Oswald Spengler:  Decline of the West

Volume 1: Form and Actuality

Alfred A. Knopf: 1926

Original German 1918



Just how do you summarize a book like Volume 1 of The Decline of the West? It is, after all, only one half of the total. Yet that one half holds more than most whole works.

Holds what, you ask? Holds not only Spengler's philosophy, which today the reader should not even consider adopting for a personal view, but also a wealth of synthesized knowledge of western history and literature too voluminous for the non-monk to ever read through in a lifetime.

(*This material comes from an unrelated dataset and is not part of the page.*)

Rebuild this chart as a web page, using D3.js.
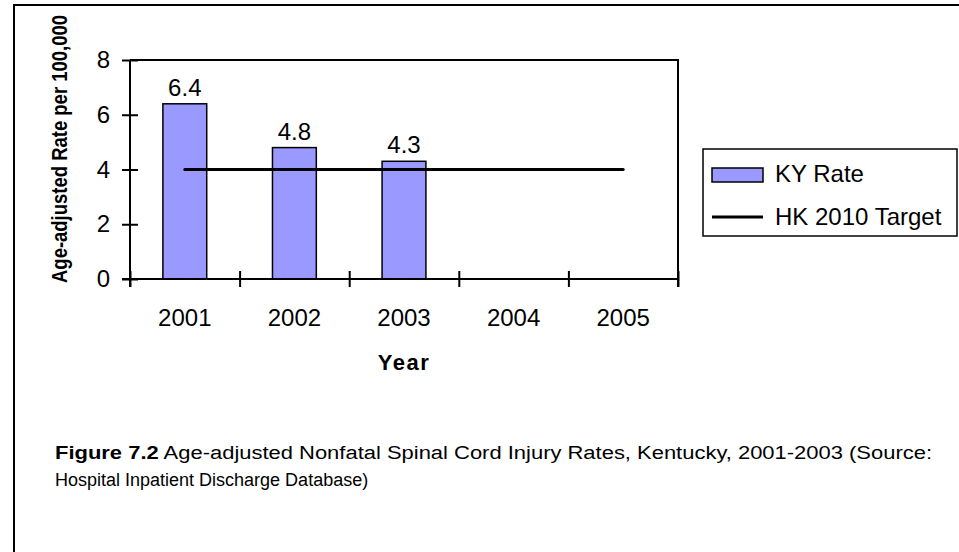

We must, here, face facts; our modern (post-modern, post-processural, post-history, or any other pseudo-label you want to place on it) world does not allow a person of average or above intelligence the time and wherewithal to master the texts of history. This has been so for many years. Perhaps the ancients could, but only to their short view of history and the lack of written works made that so rather than their superior intellect. For as Spengler says
 

The fine pieces of Classical history-writing are invariable those which set forth matters within the political present of the writer, whereas for us it is the direct opposite, our historical masterpieces without exception being those which deal with a distant past (10).
 
Classical man, it seems, had no sense of historical time as do we and as did the Egyptians. Classical man, according to Spengler, burned the dead. We know of the Egyptian and the modern cult of embalming the dead.

We dwell on the introspective. As our society ages even more do we revel in the reading of autobiography and the journal. Spengler says,
 

No great Greek ever wrote down any recollections that would serve to fix a phase of experience for his inner eye (14).
 
You may have encountered Spengler before or perhaps you were warned off his works. After his thesis is the prediction of history,
 
The future of the West is not a limitless tending upwards and onwards for all time towards our present ideals, but a single phenomenon of history, strictly limited and defined as to form and duration, which covers a few centuries and can be viewed and, in essentials, calculate from available precedents (39).
 
With this, I disagree. Yet his didactic of Greece and Rome, Greece and Egypt, of Greece and us, informs me of finer points I did not glean in my limited classical reading and poses questions to which the answer is less important than the thought process thereby generated. Sometimes my disagreements with him verge on the emotional. Consider this
 
And I can only hope that men of the new generation may be moved by this book to devote themselves to technics instead of lyrics, the sea instead of the paint-brush, and politics instead of epistemology. Better they cold not do (41).
 
Perhaps Hitler read this and took it too much to heart. But in my disagreement I must think to counter his argument that is thrust forward at the intellectual level. A simple fight will not do; I must as few ever do, have alternative theories by which to explain the observed facts.